RCMP say helicopter provided supplies to old-growth logging protesters in Fairy Creek area
The Mounties are investigating after someone allegedly used a helicopter to drop supplies to old-growth logging protesters in the Fairy Creek area of southern Vancouver Island.
The RCMP say the helicopter dropped cement and materials to make locking devices in the Fairy Creek watershed over the weekend. Police recovered some of the supplies, according to an RCMP statement.
Investigators say someone may have illegally obscured the helicopter’s call sign and markings. They added that anyone who aids or abets those breaching the B.C. court injunction against the logging blockades can be charged.
Police arrested 16 more people in the injunction area Tuesday, including 10 arrests for obstruction and six for breaching the injunction.
The RCMP say 882 people have been arrested since police began enforcing the injunction in May.
POSTAL UNION CALLS FOR END TO OLD-GROWTH LOGGING
Meanwhile, the Canadian Union of Postal Workers has weighed in on the issue, calling for the provincial and federal governments to stop clearcut logging in old-growth forests.

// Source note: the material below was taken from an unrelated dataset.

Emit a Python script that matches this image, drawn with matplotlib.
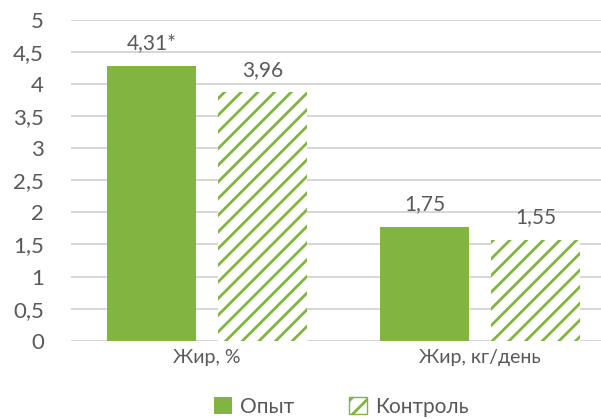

In a statement Tuesday, the union denounced the arrests of protesters at Fairy Creek and demanded all charges against them be dropped.
“It’s about doing the right thing in an escalating climate crisis and when over 1,300 Indigenous children's bodies are discovered on residential school properties,” the union said.
In June, the B.C. government approved a request from three Vancouver Island First Nations and deferred logging in about 2,000 hectares of old-growth forest in the Fairy Creek and central Walbran areas for two years.
The activist group Rainforest Flying Squad says little of the best old-growth forest remains in B.C. and the deferrals fall short of protecting what is left.